## [GOAL OF THE EXERCISE]
Output the first line of the listing and each line after it, up to and including the line that contains "const gzMax = 0.059;", exactly as written, minus the pictures.

## [INFORMATION SUPPLIED]
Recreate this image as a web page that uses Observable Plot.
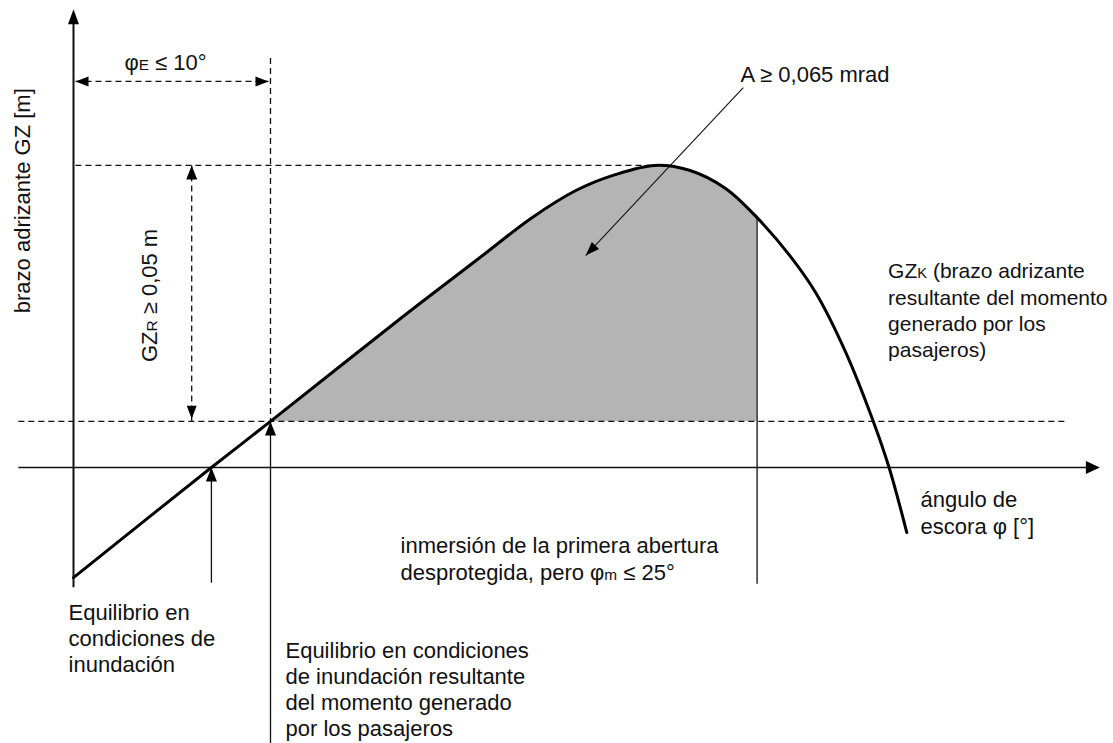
<!DOCTYPE html>
<html><head><meta charset="utf-8">
<script src="https://cdn.jsdelivr.net/npm/d3@7"></script>
<script src="https://cdn.jsdelivr.net/npm/@observablehq/plot@0.6"></script>
<style>
html,body{margin:0;padding:0;background:#fff;}
#chart{width:1113px;height:743px;overflow:hidden;}
</style></head><body><div id="chart"></div>
<script>
// ---------- data (heel angle φ in degrees, righting lever GZ in metres) ----------
const curvePhi = [0, 7.0, 10.0, 16.6, 20.7, 23.2, 25.5, 27.5, 29.5, 31.3, 33.1, 34.7, 36.4, 37.7, 39.2, 40.6, 41.4, 42.3];
const curveGZ  = [-0.0215, 0, 0.009, 0.0291, 0.0412, 0.0486, 0.0541, 0.0572, 0.0590, 0.0580, 0.0545, 0.0488, 0.0412, 0.0340, 0.0225, 0.009, 0, -0.0127];
const phiEquilibrium = 7.0;            // equilibrium, flooded
const phiEquilibriumPassengers = 10.0; // equilibrium with passenger moment (φE ≤ 10°)
const phiImmersion = 34.7;             // immersion of first unprotected opening (φm)
const gzEquilibriumPassengers = 0.009;
const gzMax = 0.059;                   // GZR = gzMax − gzEquilibriumPassengers = 0.05 m

const labelTexts = {
  yAxis: "brazo adrizante GZ [m]",
  phiE: "φ_{E} ≤ 10°",
  area: "A ≥ 0,065 mrad",
  gzr: "GZ_{R} ≥ 0,05 m",
  gzk: "GZ_{K} (brazo adrizante\nresultante del momento\ngenerado por los\npasajeros)",
  xAxis: "ángulo de\nescora φ [°]",
  immersion: "inmersión de la primera abertura\ndesprotegida, pero φ_{m} ≤ 25°",
  eq1: "Equilibrio en\ncondiciones de\ninundación",
  eq2: "Equilibrio en condiciones\nde inundación resultante\ndel momento generado\npor los pasajeros"
};

// ---------- layout (data units) ----------
const axisXExtent = [-2.8, 52.1];
const axisYExtent = [-0.0234, 0.0895];
const baseDashExtent = [-2.8, 50.4];
const dimY = 0.0754;       // level of φE dimension arrow
const dimX = 6.0;          // position of GZR dimension arrow
const vDashTop = 0.080;
const arrowEqBottom = -0.0225;
const arrowEqPBottom = -0.054;
const immersionBottom = -0.0227;
const leader = {x1: 34.0, y1: 0.0742, x2: 26.0, y2: 0.0414};

const curve = curvePhi.map((phi, i) => ({phi, gz: curveGZ[i]}));
const shaded = curve.filter(d => d.phi >= phiEquilibriumPassengers && d.phi <= phiImmersion);

function arrowHead(angleDeg, len, halfW) {
  const a = angleDeg * Math.PI / 180, dx = Math.cos(a), dy = Math.sin(a);
  return {draw(ctx) {
    ctx.moveTo(0, 0);
    ctx.lineTo(-len * dx - halfW * dy, -len * dy + halfW * dx);
    ctx.lineTo(-len * dx + halfW * dy, -len * dy - halfW * dx);
    ctx.closePath();
  }};
}
const UP = arrowHead(-90, 14, 5.5), DOWN = arrowHead(90, 13, 5), LEFT = arrowHead(180, 13, 5),
      RIGHT = arrowHead(0, 13, 5), AXRIGHT = arrowHead(0, 14, 6.5), AXUP = arrowHead(-90, 15, 5.5),
      LEAD = arrowHead(134, 14, 5);

const dash = "6,4";
const font = "'Liberation Sans', Arial, Helvetica, sans-serif";
const fs = 22, lh = 1.2;
const crv = "catmull-rom";

const plot = Plot.plot({
  width: 1113, height: 743,
  margin: 0,
  style: {background: "#fff", fontFamily: font, fontSize: fs + "px", overflow: "visible"},
  x: {domain: [0, 50], range: [73, 1058], axis: null},
  y: {domain: [0, 0.05], range: [467, 211], axis: null},
  marks: [
    Plot.areaY(shaded, {x: "phi", y1: gzEquilibriumPassengers, y2: "gz", fill: "#b4b4b4", curve: crv}),
    // dashed reference lines
    Plot.link([{x1: baseDashExtent[0], x2: baseDashExtent[1], y1: gzEquilibriumPassengers, y2: gzEquilibriumPassengers},
               {x1: 0.1, x2: curvePhi[curveGZ.indexOf(gzMax)], y1: gzMax, y2: gzMax},
               {x1: phiEquilibriumPassengers, x2: phiEquilibriumPassengers, y1: vDashTop, y2: gzEquilibriumPassengers},
               {x1: 0.1, x2: phiEquilibriumPassengers - 0.1, y1: dimY, y2: dimY},
               {x1: dimX, x2: dimX, y1: gzMax, y2: gzEquilibriumPassengers}],
      {x1: "x1", x2: "x2", y1: "y1", y2: "y2", stroke: "#111", strokeWidth: 1.3, strokeDasharray: dash}),
    // axes
    Plot.link([{x1: axisXExtent[0], x2: axisXExtent[1] - 0.5, y1: 0, y2: 0}],
      {x1: "x1", x2: "x2", y1: "y1", y2: "y2", stroke: "#111", strokeWidth: 1.5}),
    Plot.link([{x1: 0, x2: 0, y1: axisYExtent[0], y2: axisYExtent[1] - 0.002}],
      {x1: "x1", x2: "x2", y1: "y1", y2: "y2", stroke: "#111", strokeWidth: 2}),
    // solid pointer lines
    Plot.link([{x1: phiEquilibrium, x2: phiEquilibrium, y1: arrowEqBottom, y2: -0.001},
               {x1: phiEquilibriumPassengers, x2: phiEquilibriumPassengers, y1: arrowEqPBottom, y2: gzEquilibriumPassengers - 0.001},
               {x1: phiImmersion, x2: phiImmersion, y1: immersionBottom, y2: curveGZ[curvePhi.indexOf(phiImmersion)]}],
      {x1: "x1", x2: "x2", y1: "y1", y2: "y2", stroke: "#111", strokeWidth: 1.3}),
    Plot.link([leader], {x1: "x1", x2: "x2", y1: "y1", y2: "y2", stroke: "#111", strokeWidth: 1.1}),
    // GZ curve
    Plot.line(curve, {x: "phi", y: "gz", stroke: "#000", strokeWidth: 3, curve: crv}),
    // arrow heads
    Plot.dot([{x: axisXExtent[1], y: 0}], {x: "x", y: "y", symbol: AXRIGHT, fill: "#000", stroke: "none"}),
    Plot.dot([{x: 0, y: axisYExtent[1]}], {x: "x", y: "y", symbol: AXUP, fill: "#000", stroke: "none"}),
    Plot.dot([{x: phiEquilibrium, y: 0}, {x: phiEquilibriumPassengers, y: gzEquilibriumPassengers}, {x: dimX, y: gzMax}],
      {x: "x", y: "y", symbol: UP, fill: "#000", stroke: "none"}),
    Plot.dot([{x: dimX, y: gzEquilibriumPassengers + 0.0005}], {x: "x", y: "y", symbol: DOWN, fill: "#000", stroke: "none"}),
    Plot.dot([{x: 0.1, y: dimY}], {x: "x", y: "y", symbol: LEFT, fill: "#000", stroke: "none"}),
    Plot.dot([{x: phiEquilibriumPassengers - 0.1, y: dimY}], {x: "x", y: "y", symbol: RIGHT, fill: "#000", stroke: "none"}),
    Plot.dot([{x: leader.x2, y: leader.y2}], {x: "x", y: "y", symbol: LEAD, fill: "#000", stroke: "none"}),
    // texts
    Plot.text([labelTexts.yAxis], {x: -2.59, y: 0.0521, text: d => d, rotate: -90, fill: "#111", fontSize: fs}),
    Plot.text([labelTexts.gzr], {x: 3.9, y: 0.0336, text: d => d, rotate: -90, fill: "#111", fontSize: fs}),
    Plot.text([labelTexts.phiE], {x: 4.67, y: 0.0791, text: d => d, fill: "#111", fontSize: fs}),
    Plot.text([labelTexts.area], {x: 33.86, y: 0.0766, text: d => d, textAnchor: "start", fill: "#111", fontSize: fs}),
    Plot.text([labelTexts.gzk], {x: 41.35, y: 0.0309, text: d => d, textAnchor: "start", lineHeight: 1.25, fill: "#111", fontSize: 21}),
    Plot.text([labelTexts.xAxis], {x: 43.0, y: -0.0087, text: d => d, textAnchor: "start", lineHeight: lh, fill: "#111", fontSize: fs}),
    Plot.text([labelTexts.immersion], {x: 16.6, y: -0.0177, text: d => d, textAnchor: "start", lineHeight: lh, fill: "#111", fontSize: fs}),
    Plot.text([labelTexts.eq1], {x: -0.25, y: -0.0332, text: d => d, textAnchor: "start", lineHeight: lh, fill: "#111", fontSize: fs}),
    Plot.text([labelTexts.eq2], {x: 10.76, y: -0.0432, text: d => d, textAnchor: "start", lineHeight: 1.17, fill: "#111", fontSize: fs})
  ]
});

// subscripts: turn "_{X}" into a smaller tspan
plot.querySelectorAll("text, tspan").forEach(el => {
  Array.from(el.childNodes).forEach(node => {
    if (node.nodeType !== 3 || !/_\{/.test(node.nodeValue)) return;
    const parts = node.nodeValue.split(/_\{([^}]*)\}/);
    const frag = document.createDocumentFragment();
    parts.forEach((p, i) => {
      if (i % 2 === 0) { if (p) frag.appendChild(document.createTextNode(p)); }
      else {
        const t = document.createElementNS("http://www.w3.org/2000/svg", "tspan");
        t.setAttribute("font-size", "70%");
        t.textContent = p;
        frag.appendChild(t);
      }
    });
    el.replaceChild(frag, node);
  });
});
document.getElementById("chart").appendChild(plot);
</script></body></html>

## [SOLUTION FOR THIS TASK]
Recreate this image as a web page that uses Observable Plot.
<!DOCTYPE html>
<html><head><meta charset="utf-8">
<script src="https://cdn.jsdelivr.net/npm/d3@7"></script>
<script src="https://cdn.jsdelivr.net/npm/@observablehq/plot@0.6"></script>
<style>
html,body{margin:0;padding:0;background:#fff;}
#chart{width:1113px;height:743px;overflow:hidden;}
</style></head><body><div id="chart"></div>
<script>
// ---------- data (heel angle φ in degrees, righting lever GZ in metres) ----------
const curvePhi = [0, 7.0, 10.0, 16.6, 20.7, 23.2, 25.5, 27.5, 29.5, 31.3, 33.1, 34.7, 36.4, 37.7, 39.2, 40.6, 41.4, 42.3];
const curveGZ  = [-0.0215, 0, 0.009, 0.0291, 0.0412, 0.0486, 0.0541, 0.0572, 0.0590, 0.0580, 0.0545, 0.0488, 0.0412, 0.0340, 0.0225, 0.009, 0, -0.0127];
const phiEquilibrium = 7.0;            // equilibrium, flooded
const phiEquilibriumPassengers = 10.0; // equilibrium with passenger moment (φE ≤ 10°)
const phiImmersion = 34.7;             // immersion of first unprotected opening (φm)
const gzEquilibriumPassengers = 0.009;
const gzMax = 0.059;                   // GZR = gzMax − gzEquilibriumPassengers = 0.05 m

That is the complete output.